While some efficiencies could, and possibly should, have been executed, the dynamics of the environment inevitably drove less than optimal solutions. Similarly, there have been numerous circumstances where security concerns or other factors unrelated to a given project impacted project timelines, implementation and costs.
Wasteful? Perhaps. But not necessarily in the way the commission portrays it.
A similar dichotomy exists with regard to the commission’s conclusion about an over-reliance on contractors. The report appropriately identifies shortfalls in the numbers of government personnel with the right skills in the war zone, leading to cases in which contractors performed some functions that, in more benign circumstances, should have been performed by federal employees. Yet, the report’s focus on an “over-reliance” on contractors misconstrues the issue.

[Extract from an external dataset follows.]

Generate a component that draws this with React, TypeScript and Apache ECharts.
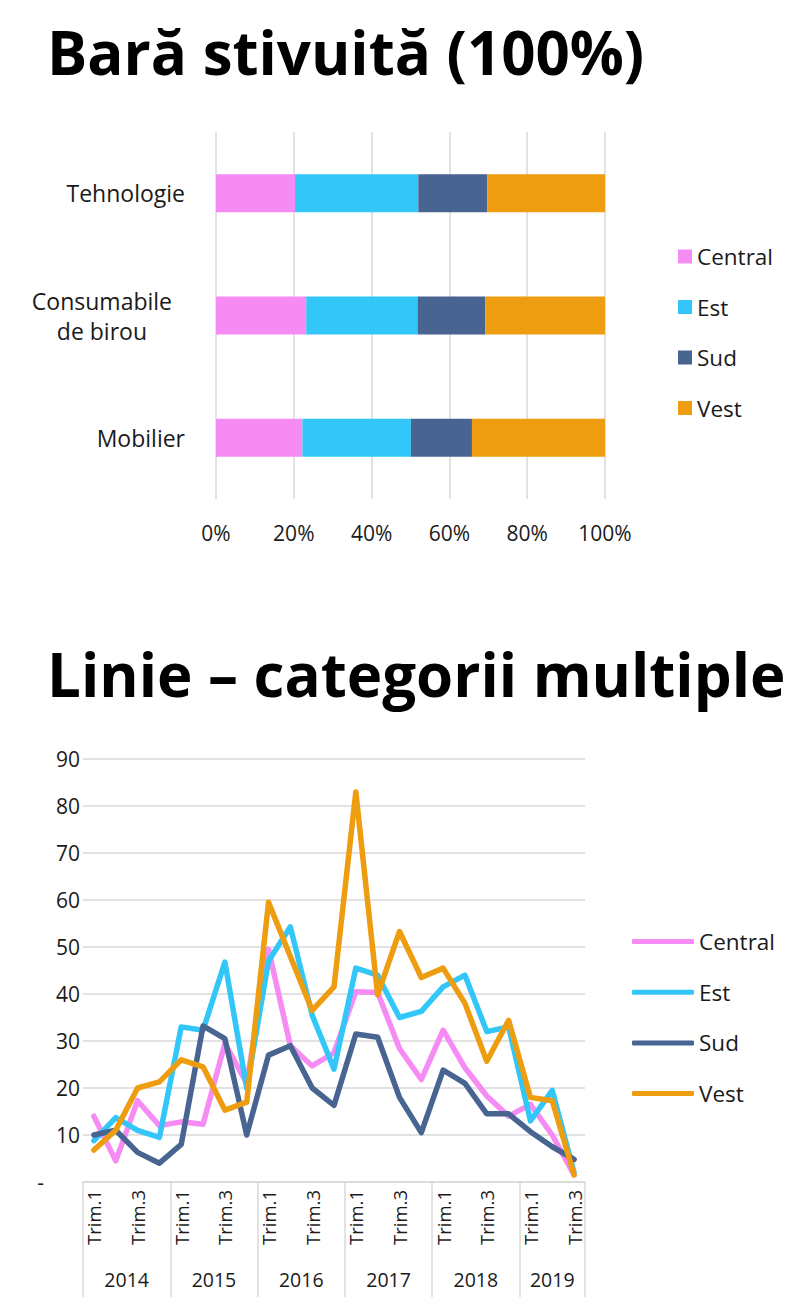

To the extent the commission was focused on the core human capital requirements to support a contingency operation (i.e., acquisition and related capabilities), there may well have been some “over-reliance” on contractors. The Gansler Commission, among others, spoke eloquently to this challenge in its 2008 report.
But this commission went further, challenging the use of contractors more broadly and even prescribing specific workforce ratios and structures. Hence, while the report acknowledged that future contingency operations of this scale will continue to require substantial contractor support, and even recognizes that in most cases the cost of contracted support is less than the alternatives, it also sends a strong, broader message that overall contract support can and should be minimized.
However, the real issue is not the number of contractors — which is driven by the nature and scope of an operation (and Iraq and Afghanistan are huge by any measure) — but rather the lack of attention given to the government infrastructure needed to effectively award and manage contracted operations.
Workforce balance will necessarily be driven by a variety of factors, including both the scope of inherently governmental functions involved and the cost and viability of creating permanent government positions to support unknown and uncertain future contingencies. Therefore, our focus should be on strategically addressing the government’s capabilities, rather than preconceived or arbitrary numbers or ratios.
No objective assessment of contingency and reconstruction activities in Afghanistan and Iraq can deny the evident problems, whether they involve contractors, non-governmental organizations, or the government itself.
But effectively addressing these challenges in the future requires that we recognize the unique and constantly changing demands of a contingency environment, the differences between contingency and “routine” sustainment, and more.
From that perspective, the commission’s report comes up short. But that’s why the report’s conclusions are called recommendations. By definition, they merit much additional discussion.